(Data section)
──────────────────────────────

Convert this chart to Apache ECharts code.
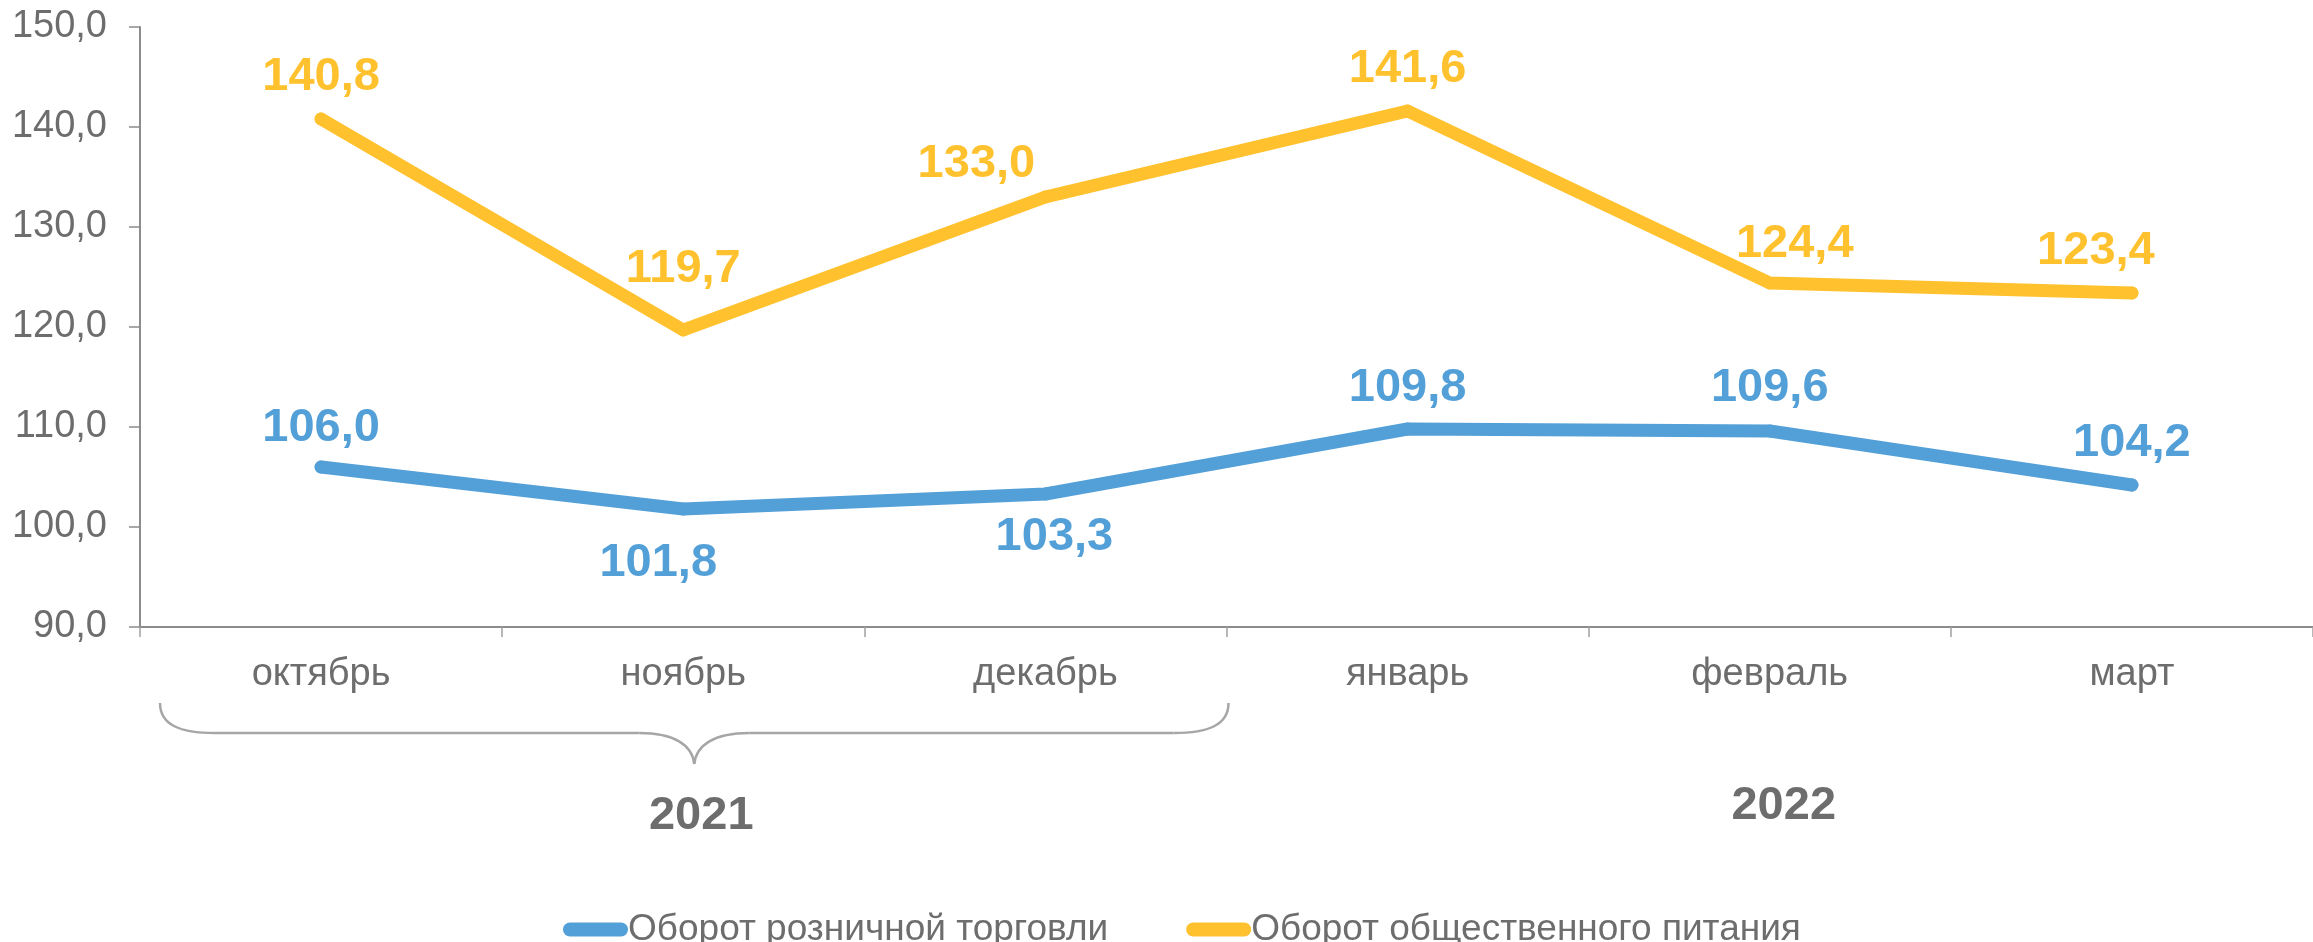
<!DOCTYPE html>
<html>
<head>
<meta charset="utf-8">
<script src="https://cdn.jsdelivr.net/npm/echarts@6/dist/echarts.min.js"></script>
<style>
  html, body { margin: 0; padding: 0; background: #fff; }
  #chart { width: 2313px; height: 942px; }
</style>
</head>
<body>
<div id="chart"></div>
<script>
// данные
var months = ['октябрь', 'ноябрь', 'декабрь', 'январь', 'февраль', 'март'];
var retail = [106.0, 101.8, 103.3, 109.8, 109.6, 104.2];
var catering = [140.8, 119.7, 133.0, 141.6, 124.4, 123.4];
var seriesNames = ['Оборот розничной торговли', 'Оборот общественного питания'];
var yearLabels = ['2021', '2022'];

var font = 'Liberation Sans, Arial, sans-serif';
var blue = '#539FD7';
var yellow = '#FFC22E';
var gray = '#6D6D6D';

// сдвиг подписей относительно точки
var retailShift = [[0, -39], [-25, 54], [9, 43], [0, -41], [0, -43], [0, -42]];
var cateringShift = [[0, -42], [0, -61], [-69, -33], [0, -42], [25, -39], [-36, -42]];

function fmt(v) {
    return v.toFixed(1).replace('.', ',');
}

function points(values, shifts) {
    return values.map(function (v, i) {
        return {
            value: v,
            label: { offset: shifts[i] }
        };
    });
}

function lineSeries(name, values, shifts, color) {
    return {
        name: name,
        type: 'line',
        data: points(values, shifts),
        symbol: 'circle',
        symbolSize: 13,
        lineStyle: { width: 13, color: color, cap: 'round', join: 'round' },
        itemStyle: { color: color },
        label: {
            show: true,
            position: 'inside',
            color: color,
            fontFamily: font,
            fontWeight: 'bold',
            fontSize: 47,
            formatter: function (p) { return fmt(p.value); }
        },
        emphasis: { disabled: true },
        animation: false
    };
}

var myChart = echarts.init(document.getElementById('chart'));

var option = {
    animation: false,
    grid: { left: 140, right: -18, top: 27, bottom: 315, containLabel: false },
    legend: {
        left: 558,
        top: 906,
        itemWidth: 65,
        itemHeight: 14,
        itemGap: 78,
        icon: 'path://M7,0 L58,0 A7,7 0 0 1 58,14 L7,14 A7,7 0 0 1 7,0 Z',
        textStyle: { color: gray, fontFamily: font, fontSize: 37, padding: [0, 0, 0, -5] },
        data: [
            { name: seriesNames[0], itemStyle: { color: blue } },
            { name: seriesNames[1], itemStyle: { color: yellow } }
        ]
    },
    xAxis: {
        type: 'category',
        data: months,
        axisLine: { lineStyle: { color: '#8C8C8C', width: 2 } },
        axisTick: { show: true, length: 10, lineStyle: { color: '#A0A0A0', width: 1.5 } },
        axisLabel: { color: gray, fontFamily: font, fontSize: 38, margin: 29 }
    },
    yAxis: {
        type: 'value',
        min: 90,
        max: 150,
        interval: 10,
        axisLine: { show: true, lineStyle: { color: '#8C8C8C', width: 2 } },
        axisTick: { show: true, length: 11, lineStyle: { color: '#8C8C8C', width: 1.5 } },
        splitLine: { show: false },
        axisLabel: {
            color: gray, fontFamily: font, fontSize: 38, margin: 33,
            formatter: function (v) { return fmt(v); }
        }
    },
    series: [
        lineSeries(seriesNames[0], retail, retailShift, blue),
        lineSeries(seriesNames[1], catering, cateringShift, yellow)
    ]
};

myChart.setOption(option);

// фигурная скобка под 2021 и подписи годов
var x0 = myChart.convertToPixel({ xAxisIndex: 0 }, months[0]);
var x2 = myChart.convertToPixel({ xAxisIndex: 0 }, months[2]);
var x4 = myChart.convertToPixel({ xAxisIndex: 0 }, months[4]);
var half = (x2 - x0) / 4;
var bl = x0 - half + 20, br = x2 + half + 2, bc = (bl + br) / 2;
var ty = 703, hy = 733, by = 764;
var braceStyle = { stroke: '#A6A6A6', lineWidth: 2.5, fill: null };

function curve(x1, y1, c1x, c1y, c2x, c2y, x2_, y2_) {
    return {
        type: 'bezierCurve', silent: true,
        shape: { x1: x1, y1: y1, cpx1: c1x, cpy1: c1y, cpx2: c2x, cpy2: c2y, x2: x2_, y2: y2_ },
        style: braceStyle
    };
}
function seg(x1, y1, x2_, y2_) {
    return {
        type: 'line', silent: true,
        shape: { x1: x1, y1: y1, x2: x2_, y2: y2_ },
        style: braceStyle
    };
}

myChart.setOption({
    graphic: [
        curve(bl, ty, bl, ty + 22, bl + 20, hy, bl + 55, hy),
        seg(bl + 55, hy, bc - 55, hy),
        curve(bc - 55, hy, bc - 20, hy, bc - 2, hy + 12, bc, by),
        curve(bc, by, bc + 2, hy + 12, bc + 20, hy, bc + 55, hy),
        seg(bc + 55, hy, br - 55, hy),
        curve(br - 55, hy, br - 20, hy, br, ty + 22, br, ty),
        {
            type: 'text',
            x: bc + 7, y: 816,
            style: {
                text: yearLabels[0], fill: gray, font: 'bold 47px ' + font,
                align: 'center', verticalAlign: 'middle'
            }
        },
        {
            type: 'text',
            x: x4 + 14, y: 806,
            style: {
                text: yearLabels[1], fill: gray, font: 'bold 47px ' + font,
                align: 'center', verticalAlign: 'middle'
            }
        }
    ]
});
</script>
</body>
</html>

──────────────────────────────

(Task requirements) Working from the lines above, reproduce the material exactly and exclude its pictures.

(Exercise output)
Convert this chart to Apache ECharts code.
<!DOCTYPE html>
<html>
<head>
<meta charset="utf-8">
<script src="https://cdn.jsdelivr.net/npm/echarts@6/dist/echarts.min.js"></script>
<style>
  html, body { margin: 0; padding: 0; background: #fff; }
  #chart { width: 2313px; height: 942px; }
</style>
</head>
<body>
<div id="chart"></div>
<script>
// данные
var months = ['октябрь', 'ноябрь', 'декабрь', 'январь', 'февраль', 'март'];
var retail = [106.0, 101.8, 103.3, 109.8, 109.6, 104.2];
var catering = [140.8, 119.7, 133.0, 141.6, 124.4, 123.4];
var seriesNames = ['Оборот розничной торговли', 'Оборот общественного питания'];
var yearLabels = ['2021', '2022'];

var font = 'Liberation Sans, Arial, sans-serif';
var blue = '#539FD7';
var yellow = '#FFC22E';
var gray = '#6D6D6D';

// сдвиг подписей относительно точки
var retailShift = [[0, -39], [-25, 54], [9, 43], [0, -41], [0, -43], [0, -42]];
var cateringShift = [[0, -42], [0, -61], [-69, -33], [0, -42], [25, -39], [-36, -42]];

function fmt(v) {
    return v.toFixed(1).replace('.', ',');
}

function points(values, shifts) {
    return values.map(function (v, i) {
        return {
            value: v,
            label: { offset: shifts[i] }
        };
    });
}

function lineSeries(name, values, shifts, color) {
    return {
        name: name,
        type: 'line',
        data: points(values, shifts),
        symbol: 'circle',
        symbolSize: 13,
        lineStyle: { width: 13, color: color, cap: 'round', join: 'round' },
        itemStyle: { color: color },
        label: {
            show: true,
            position: 'inside',
            color: color,
            fontFamily: font,
            fontWeight: 'bold',
            fontSize: 47,
            formatter: function (p) { return fmt(p.value); }
        },
        emphasis: { disabled: true },
        animation: false
    };
}

var myChart = echarts.init(document.getElementById('chart'));

var option = {
    animation: false,
    grid: { left: 140, right: -18, top: 27, bottom: 315, containLabel: false },
    legend: {
        left: 558,
        top: 906,
        itemWidth: 65,
        itemHeight: 14,
        itemGap: 78,
        icon: 'path://M7,0 L58,0 A7,7 0 0 1 58,14 L7,14 A7,7 0 0 1 7,0 Z',
        textStyle: { color: gray, fontFamily: font, fontSize: 37, padding: [0, 0, 0, -5] },
        data: [
            { name: seriesNames[0], itemStyle: { color: blue } },
            { name: seriesNames[1], itemStyle: { color: yellow } }
        ]
    },
    xAxis: {
        type: 'category',
        data: months,
        axisLine: { lineStyle: { color: '#8C8C8C', width: 2 } },
        axisTick: { show: true, length: 10, lineStyle: { color: '#A0A0A0', width: 1.5 } },
        axisLabel: { color: gray, fontFamily: font, fontSize: 38, margin: 29 }
    },
    yAxis: {
        type: 'value',
        min: 90,
        max: 150,
        interval: 10,
        axisLine: { show: true, lineStyle: { color: '#8C8C8C', width: 2 } },
        axisTick: { show: true, length: 11, lineStyle: { color: '#8C8C8C', width: 1.5 } },
        splitLine: { show: false },
        axisLabel: {
            color: gray, fontFamily: font, fontSize: 38, margin: 33,
            formatter: function (v) { return fmt(v); }
        }
    },
    series: [
        lineSeries(seriesNames[0], retail, retailShift, blue),
        lineSeries(seriesNames[1], catering, cateringShift, yellow)
    ]
};

myChart.setOption(option);

// фигурная скобка под 2021 и подписи годов
var x0 = myChart.convertToPixel({ xAxisIndex: 0 }, months[0]);
var x2 = myChart.convertToPixel({ xAxisIndex: 0 }, months[2]);
var x4 = myChart.convertToPixel({ xAxisIndex: 0 }, months[4]);
var half = (x2 - x0) / 4;
var bl = x0 - half + 20, br = x2 + half + 2, bc = (bl + br) / 2;
var ty = 703, hy = 733, by = 764;
var braceStyle = { stroke: '#A6A6A6', lineWidth: 2.5, fill: null };

function curve(x1, y1, c1x, c1y, c2x, c2y, x2_, y2_) {
    return {
        type: 'bezierCurve', silent: true,
        shape: { x1: x1, y1: y1, cpx1: c1x, cpy1: c1y, cpx2: c2x, cpy2: c2y, x2: x2_, y2: y2_ },
        style: braceStyle
    };
}
function seg(x1, y1, x2_, y2_) {
    return {
        type: 'line', silent: true,
        shape: { x1: x1, y1: y1, x2: x2_, y2: y2_ },
        style: braceStyle
    };
}

myChart.setOption({
    graphic: [
        curve(bl, ty, bl, ty + 22, bl + 20, hy, bl + 55, hy),
        seg(bl + 55, hy, bc - 55, hy),
        curve(bc - 55, hy, bc - 20, hy, bc - 2, hy + 12, bc, by),
        curve(bc, by, bc + 2, hy + 12, bc + 20, hy, bc + 55, hy),
        seg(bc + 55, hy, br - 55, hy),
        curve(br - 55, hy, br - 20, hy, br, ty + 22, br, ty),
        {
            type: 'text',
            x: bc + 7, y: 816,
            style: {
                text: yearLabels[0], fill: gray, font: 'bold 47px ' + font,
                align: 'center', verticalAlign: 'middle'
            }
        },
        {
            type: 'text',
            x: x4 + 14, y: 806,
            style: {
                text: yearLabels[1], fill: gray, font: 'bold 47px ' + font,
                align: 'center', verticalAlign: 'middle'
            }
        }
    ]
});
</script>
</body>
</html>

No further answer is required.